Virginal girl Fanny Hill (Lisa Raines) arrives in 18th century London friendless and virtually penniless. She is soon taken in by a seemingly kind and caring elderly lady named Mrs Brown (Paddy O'Neil), who claims to own one of the best "houses" in London. It takes a while for Fanny to realise it, but she gradually awakens to the fact that she is housed in a brothel and is being groomed to become a woman of pleasure. A handsome stranger named Charles (Jonathan York) is smitten by Fanny and arranges for her to escape from Mrs Brown's establishment. The pair soon fall in love and set up a home, but Charles's father disapproves and arranges for his son to be unwittingly shipped away to the East Indies. Alone and pregnant, Fanny tries to make the best of her lot, stumbling from one doomed love affair to the next. She eventually finds herself turning back to a life of prostitution in the slightly more dignified establishment of Mrs Cole (Shelley Winters). Here Fanny becomes the favourite "woman of pleasure" of a rich old man called Mr Barville (Wilfrid Hyde-White). When Barville dies, he leaves Fanny his entire fortune – enough money for her to live out the rest of her life in comfort. Her happiness is complete when she bumps, by chance, into her former lover Charles, returned from the East Indies and desperate to find his long-lost lover.

The whole story centres on Raines as the titular character, and she is actually one of the few things about the film that works. She plays the young, desirable, virginal heroine surprisingly well and does what she can to hold the movie together.

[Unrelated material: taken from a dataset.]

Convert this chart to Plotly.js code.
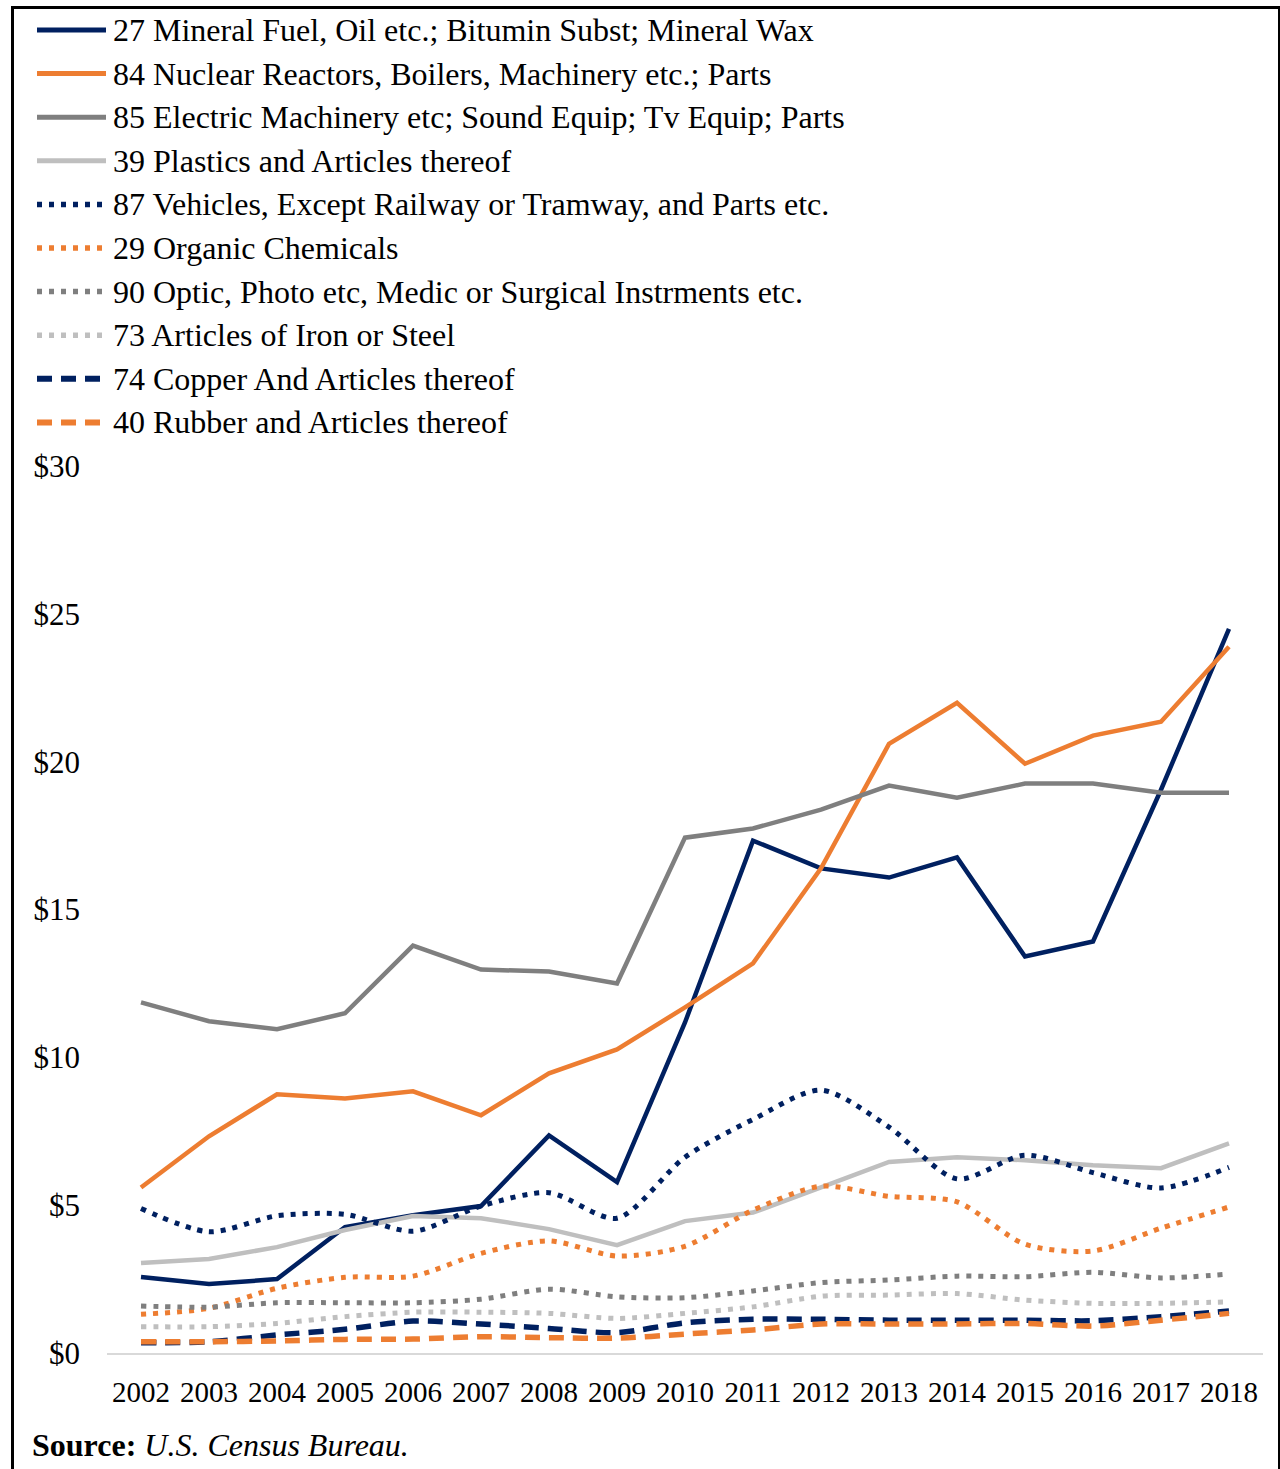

The special guest stars (Oliver Reed, Shelley Winters and Wilfrid Hyde-White) are unexpectedly the ones who DON'T do enough to justify their star billing – Reed, especially, seems to act as if he wishes he were elsewhere. The music by Paul Hoffert is distractingly irritating throughout, while many of the sets and costumes merely point up the film's relatively low budget. The narrative itself has little of the book's richness or insight. This film version moves from sex scene to sex scene, barely dwelling on anything other than the bums, tits and pubic hair. Actual character development and motivation is nowhere to be found. Worse still, more than half of the sex scenes are played for laughs, with comical facial expressions and jaunty musical scoring that immediately makes one think of those saucy British comedies of the mid-'70s. All things considered, Fanny Hill is a failed attempt to adapt a literary classic into a worthwhile film.